Enzo Biagi: "Sono con il presidente della Repubblica
Carlo Azeglio Ciampi difende valori sostanziali"


"Invito giusto, quest'Italia
s'è affidata a un illusionista"



di CURZIO MALTESE

ROMA - Nove volte su dieci il suo programma, "Il Fatto", è il più visto delle reti pubbliche. La settimana scorsa ha sfondato quota 8 milioni. Ma al nuovo potere, pure devoto alla cultura di impresa, non gliene frega nulla. Enzo Biagi è troppo indipendente, è pericolosamente amato dal pubblico e quindi se ne deve andare.

Caro Biagi, la tua cacciata dalla Rai, è praticamente uno degli obiettivi centrati dei secondi cento giorni di governo. Hai realizzato?
"In effetti me lo ripetono ogni due giorni. Forse pensano che a 82 anni non ci senta più tanto bene.

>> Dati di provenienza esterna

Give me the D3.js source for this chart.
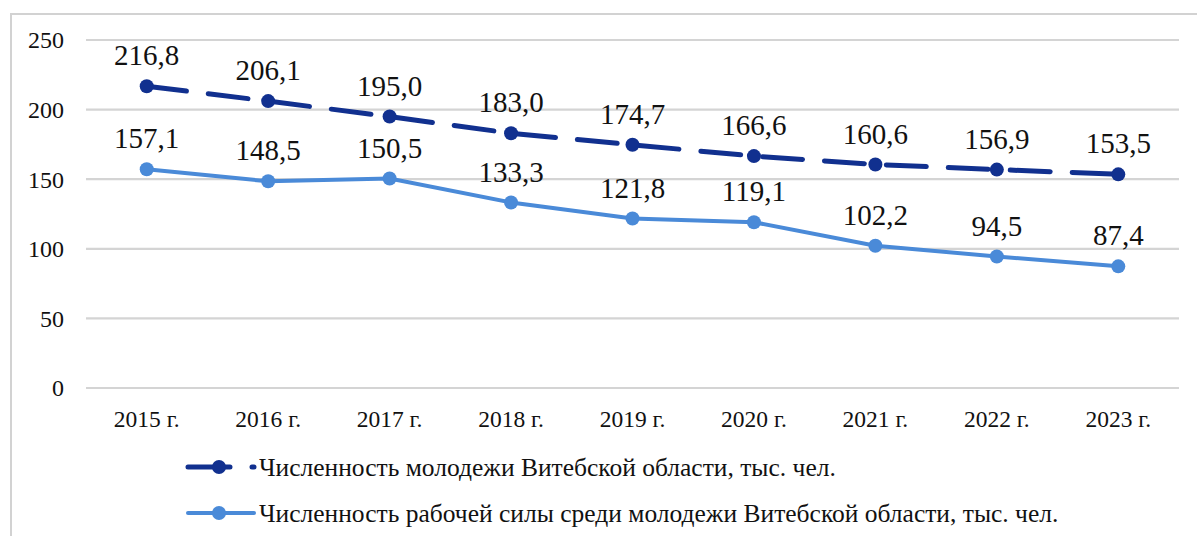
<!DOCTYPE html>
<html>
<head>
<meta charset="utf-8">
<script src="https://cdn.jsdelivr.net/npm/d3@7"></script>
<style>
  html, body { margin: 0; padding: 0; background: #fff; }
  svg { display: block; }
</style>
</head>
<body>
<svg id="chart" width="1197" height="536"></svg>
<script>
// Годы и значения рядов
const years = ["2015 г.", "2016 г.", "2017 г.", "2018 г.", "2019 г.", "2020 г.", "2021 г.", "2022 г.", "2023 г."];
const youthTotal = [216.8, 206.1, 195.0, 183.0, 174.7, 166.6, 160.6, 156.9, 153.5];
const youthLabour = [157.1, 148.5, 150.5, 133.3, 121.8, 119.1, 102.2, 94.5, 87.4];
const yTicks = [0, 50, 100, 150, 200, 250];
const seriesNames = [
  "Численность молодежи Витебской области, тыс. чел.",
  "Численность рабочей силы среди молодежи Витебской области, тыс. чел."
];

const FONT = '"Liberation Serif"';
const svg = d3.select("#chart").style("font-family", FONT);
const W = 1197, H = 536;
const plot = { left: 86, right: 1179, top: 40, bottom: 388 };
const darkBlue = "#11308f";
const lightBlue = "#4a8ad8";

// рамка области диаграммы
svg.append("rect")
  .attr("x", 11).attr("y", 14)
  .attr("width", W + 20).attr("height", H + 20)
  .attr("fill", "#fff").attr("stroke", "#d2d2d2").attr("stroke-width", 2);

const x = d3.scaleBand().domain(years).range([plot.left, plot.right]).padding(0);
const y = d3.scaleLinear().domain([0, 250]).range([plot.bottom, plot.top]);
const cx = d => x(d) + x.bandwidth() / 2;

// горизонтальные линии сетки
svg.append("g").selectAll("line").data(yTicks).join("line")
  .attr("x1", plot.left).attr("x2", plot.right)
  .attr("y1", d => y(d)).attr("y2", d => y(d))
  .attr("stroke", "#d4d4d4").attr("stroke-width", 2.2);

function label(sel, size) {
  return sel.append("text")
    .style("font-family", FONT)
    .style("font-size", size + "px")
    .attr("fill", "#111")
    .attr("dy", "0.35em");
}

// подписи оси Y
label(svg.append("g").selectAll("g").data(yTicks).join("g"), 24)
  .attr("x", 64).attr("y", d => y(d))
  .attr("text-anchor", "end")
  .text(d => d);

// подписи оси X
label(svg.append("g").selectAll("g").data(years).join("g"), 23.5)
  .attr("x", d => cx(d)).attr("y", plot.bottom + 31)
  .attr("text-anchor", "middle")
  .text(d => d);

const fmt = v => v.toFixed(1).replace(".", ",");

function drawSeries(values, color, dashed, r, width) {
  const pts = values.map((v, i) => [cx(years[i]), y(v)]);
  svg.append("path")
    .attr("d", d3.line()(pts))
    .attr("fill", "none")
    .attr("stroke", color)
    .attr("stroke-width", width)
    .attr("stroke-linecap", "round")
    .attr("stroke-dasharray", dashed ? "40,22" : null);
  svg.append("g").selectAll("circle").data(pts).join("circle")
    .attr("cx", d => d[0]).attr("cy", d => d[1]).attr("r", r)
    .attr("fill", color);
  label(svg.append("g").selectAll("g").data(values).join("g"), 29)
    .attr("x", (d, i) => cx(years[i])).attr("y", d => y(d) - 31)
    .attr("text-anchor", "middle")
    .text(d => fmt(d));
}

drawSeries(youthLabour, lightBlue, false, 7, 4);
drawSeries(youthTotal, darkBlue, true, 7, 5);

// легенда
const legend = [
  { name: seriesNames[0], color: darkBlue, dashed: true, y: 467 },
  { name: seriesNames[1], color: lightBlue, dashed: false, y: 513 }
];
legend.forEach(item => {
  const g = svg.append("g");
  g.append("line")
    .attr("x1", 188).attr("x2", 254).attr("y1", item.y).attr("y2", item.y)
    .attr("stroke", item.color).attr("stroke-width", item.dashed ? 5 : 4)
    .attr("stroke-linecap", "round")
    .attr("stroke-dasharray", item.dashed ? "42,22" : null);
  g.append("circle").attr("cx", 219).attr("cy", item.y).attr("r", 7).attr("fill", item.color);
  label(g, 25.5)
    .attr("x", 259).attr("y", item.y)
    .text(item.name);
});
</script>
</body>
</html>
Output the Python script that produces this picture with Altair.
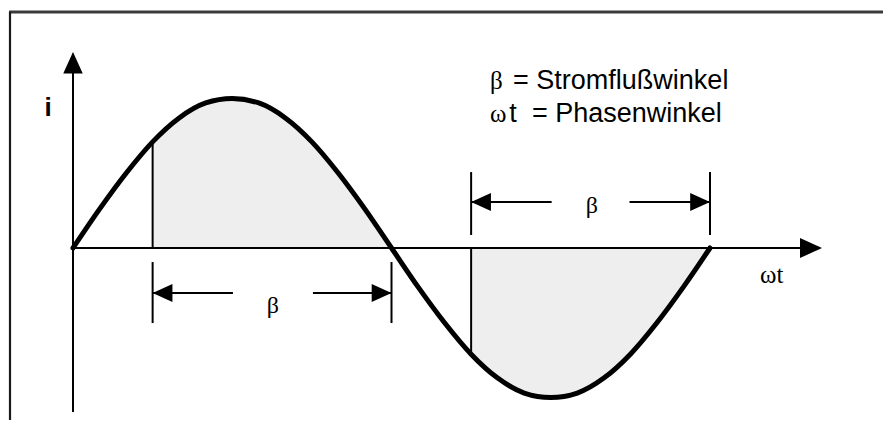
import altair as alt
import pandas as pd

# ---- data ----
phase_deg = [0, 15, 30, 45, 60, 75, 90, 105, 120, 135, 150, 165, 180,
             195, 210, 225, 240, 255, 270, 285, 300, 315, 330, 345, 360]
current = [0.0, 0.26, 0.50, 0.71, 0.87, 0.97, 1.0, 0.97, 0.87, 0.71, 0.50, 0.26, 0.0,
           -0.26, -0.50, -0.71, -0.87, -0.97, -1.0, -0.97, -0.87, -0.71, -0.50, -0.26, 0.0]

firing_deg = [45, 225]          # start of current flow
extinction_deg = [180, 360]     # end of current flow
firing_current = [0.71, -0.71]

axis_labels = ["i", "ωt"]
legend_symbols = ["β", "ω"]
legend_texts = ["= Stromflußwinkel", "= Phasenwinkel"]
beta_label = "β"

# ---- tables ----
curve = pd.DataFrame({"deg": phase_deg, "i": current})

area_rows = []
for g, (a, e) in enumerate(zip(firing_deg, extinction_deg)):
    for d, v in zip(phase_deg, current):
        if a <= d <= e:
            area_rows.append({"deg": d, "i": v, "zero": 0.0, "g": g})
area_df = pd.DataFrame(area_rows)

W, H = 875, 412
xs = alt.Scale(domain=[-36.735, 457.77], nice=False, zero=False)
ys = alt.Scale(domain=[-1.1505, 1.6054], nice=False, zero=False)

def X(f):
    return alt.X(f, type="quantitative", scale=xs, axis=None)

def Y(f):
    return alt.Y(f, type="quantitative", scale=ys, axis=None)

# annotation segments (axes, firing lines, dimension lines) in data units
segs = [
    # axes
    (0, -1.097, 0, 1.30),
    (0, 0, 422.0, 0),
]
for a, v in zip(firing_deg, firing_current):
    segs.append((a, 0, a, v))
# lower dimension (first half wave)
segs += [(45, -0.094, 45, -0.502), (180, -0.094, 180, -0.502),
         (45, -0.301, 90.4, -0.301), (135.6, -0.301, 180, -0.301)]
# upper dimension (second half wave)
segs += [(225, 0.087, 225, 0.508), (360, 0.087, 360, 0.508),
         (225, 0.308, 270.5, 0.308), (314.5, 0.308, 360, 0.308)]
seg_df = pd.DataFrame(segs, columns=["x", "y", "x2", "y2"])

frame_top = alt.Chart(pd.DataFrame({"a": [0]})).mark_rule(
    color="#3a3a3a", strokeWidth=3).encode(
    x=alt.value(1), x2=alt.value(875), y=alt.value(4))
frame_left = alt.Chart(pd.DataFrame({"a": [0]})).mark_rule(
    color="#1a1a1a", strokeWidth=2.2).encode(
    x=alt.value(2), y=alt.value(4), y2=alt.value(412))

shade = alt.Chart(area_df).mark_area(
    color="#eeeeee", opacity=1, interpolate="monotone").encode(
    x=X("deg"), y=Y("i"), y2=alt.Y2("zero"), detail="g:N")

rules = alt.Chart(seg_df).mark_rule(color="black", strokeWidth=2).encode(
    x=X("x"), y=Y("y"), x2=alt.X2("x2"), y2=alt.Y2("y2"))

line = alt.Chart(curve).mark_line(
    color="black", strokeWidth=5, interpolate="monotone", strokeCap="round").encode(
    x=X("deg"), y=Y("i"))

def arrows(df, shape, size):
    return alt.Chart(df).mark_point(
        shape=shape, filled=True, size=size, color="black", opacity=1, strokeWidth=0
    ).encode(x=X("x"), y=Y("y"))

right_shape = "M0,0L-2.2,-1L-2.2,1Z"
left_shape = "M0,0L2.2,-1L2.2,1Z"
up_shape = "M0,0L-1,2.2L1,2.2Z"

arr_up = arrows(pd.DataFrame({"x": [0], "y": [1.311]}), up_shape, 380)
arr_right_axis = arrows(pd.DataFrame({"x": [423.3], "y": [0]}), right_shape, 400)
arr_right_dim = arrows(pd.DataFrame({"x": [180, 360], "y": [-0.301, 0.308]}), right_shape, 324)
arr_left_dim = arrows(pd.DataFrame({"x": [45, 225], "y": [-0.301, 0.308]}), left_shape, 324)

lbl_i = alt.Chart(pd.DataFrame({"x": [-14.1], "y": [0.936], "t": [axis_labels[0]]})).mark_text(
    font="Liberation Sans", fontWeight="bold", fontSize=26, align="center",
    baseline="middle", color="black").encode(x=X("x"), y=Y("y"), text="t:N")

lbl_wt = alt.Chart(pd.DataFrame({"x": [388.3], "y": [-0.234], "t": [axis_labels[1]]})).mark_text(
    font="Liberation Serif", fontSize=25, align="left",
    baseline="alphabetic", color="black").encode(x=X("x"), y=Y("y"), text="t:N")

lbl_beta = alt.Chart(pd.DataFrame({"x": [113.0, 293.3], "y": [-0.435, 0.234],
                                   "t": [beta_label, beta_label]})).mark_text(
    font="Liberation Serif", fontSize=24, align="center",
    baseline="alphabetic", color="black").encode(x=X("x"), y=Y("y"), text="t:N")

leg_sym = alt.Chart(pd.DataFrame({"x": [235.7, 235.7], "y": [1.064, 0.843],
                                  "t": legend_symbols})).mark_text(
    font="Liberation Serif", fontSize=25, align="left",
    baseline="alphabetic", color="black").encode(x=X("x"), y=Y("y"), text="t:N")

leg_t = alt.Chart(pd.DataFrame({"x": [246.6], "y": [0.843], "t": ["t"]})).mark_text(
    font="Liberation Sans", fontSize=27, align="left",
    baseline="alphabetic", color="black").encode(x=X("x"), y=Y("y"), text="t:N")

leg_txt = alt.Chart(pd.DataFrame({"x": [248.7, 259.4], "y": [1.064, 0.843],
                                  "t": legend_texts})).mark_text(
    font="Liberation Sans", fontSize=27, align="left",
    baseline="alphabetic", color="black").encode(x=X("x"), y=Y("y"), text="t:N")

chart = alt.layer(
    frame_top, frame_left, shade, rules, line,
    arr_up, arr_right_axis, arr_right_dim, arr_left_dim,
    lbl_i, lbl_wt, lbl_beta, leg_sym, leg_t, leg_txt
).properties(
    width=W, height=H, padding=0, autosize=alt.AutoSizeParams(type="none"),
    background="white"
).configure_view(stroke=None)

chart.save("out.html", embed_options={"renderer": "svg", "actions": False})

Comunque, il mio contratto scade a maggio. Alla mia età non mi scandalizzerei se qualcuno mi chiedesse di farmi da parte, di stare a casa a leggere i libri che non ho ancora letto. Basta aspettare pochi mesi".

Ma questi hanno fretta. Hai letto il diktat odierno di Schifani, responsabile di Forza Italia?
"Nella vita ci sono già i dispiaceri veri, i piccoli li evito. Che dice?".

Accusa "Il Fatto" dell'altra sera di essere stato fazioso. A discutere della crisi dell'Ulivo c'erano soltanto politici dell'Ulivo.
"Ma se era appunto un programma sulla crisi interna dell'Ulivo...".

Obiezione respinta. Secondo Schifani, puoi rimontare soltanto organizzando una puntata con ospiti della destra.
"Appena scoppia una crisi a destra, molto volentieri. Però Schifani ha una concezione della politica e della informazione puramente numeriche. Dovrebbe capire che se fosse ancora vivo Pajetta e io gli organizzassi un confronto, Schifani ne uscirebbe a pezzi, anche se si presentasse con un gruppo di amici e la scorta".

In quarant'anni ne hai viste tante di calate di lanzichenecchi a viale Mazzini. Questa in che cosa è diversa?
"E' diverso il periodo storico. Non avevo mai visto prima un simile grigiore, tanta mediocrità. Ancor prima che inquietante, è noioso".

All'estero sono molto colpiti dal conflitto di interessi, dal presidente del Consiglio che è editore unico della televisione. Agli italiani, secondo te, interessa meno?
"E chi lo sa? Evitano i sondaggi su questi argomenti. Certo, abbiamo tradizioni diverse. In America sono stati i giornalisti a far saltare i presidenti, qui è sempre il contrario. Il richiamo al modello americano va bene soltanto quando è retorica. Per molti colleghi, fra l'altro, l'editore unico è una comodità, semplifica molto il lavoro. C'è già stato un periodo addirittura ventennale...".

Le parole di Ciampi sull'importanza del pluralismo non sembrano rituali, come le consideri?
"Mi fanno un immenso piacere. Dimostrano che il presidente della Repubblica non è un super partes all'italiana, ma un arbitro che sa intervenire al momento giusto, quando
sono chiamati in causa valori fondamentali".

Avranno una conseguenza concreta?
"Questo non lo so. Negli ultimi vent'anni nessuno ha avuto la forza e il coraggio di intervenire sui monopoli televisivi. Si tratta di interessi di migliaia di miliardi all'anno. Berlusconi, che si scrive da solo le biografie, si presenta come il più grande imprenditore della storia. Ma quando uno ha per amico un presidente del Consiglio come Craxi, che ti garantisce il monopolio delle concessioni e molla i vertici internazionali per proteggere i tuoi interessi, diciamo che le cose riescono meglio. Per
tornare alla tua domanda, credo che gli italiani lasceranno fare al premier tutto quello che vorrà, almeno fino a quando dureranno le illusioni di nuovo boom economico e l'attesa di veder realizzati i miracoli promessi durante la campagna elettorale".

Metti che ti confermino, rifaresti "Il Fatto"?
"Mi piacerebbe tornare nelle piazze. Ormai è diventato tutto virtuale, si viaggia con l'ultimo sondaggio in tasca. Mi pare il momento di tornare a chiedere ai cittadini che
cosa ne pensano del governo, dell'opposizione, di Fiat, di Mediobanca o della Banca d'Italia".

Se anni fa ti avessero detto che sarebbe successo tutto questo, ci avresti creduto?
"Un amico me l'ha detto e non ci ho creduto".

Chi?
"Federico Fellini. Aveva previsto tutto, in "Prova d'orchestra", "Ginger e Fred". L'infantilismo di massa e l'autoritarismo, la dittatura della volgarità, questa mediocrità che avanza, corrompe e divora tutto".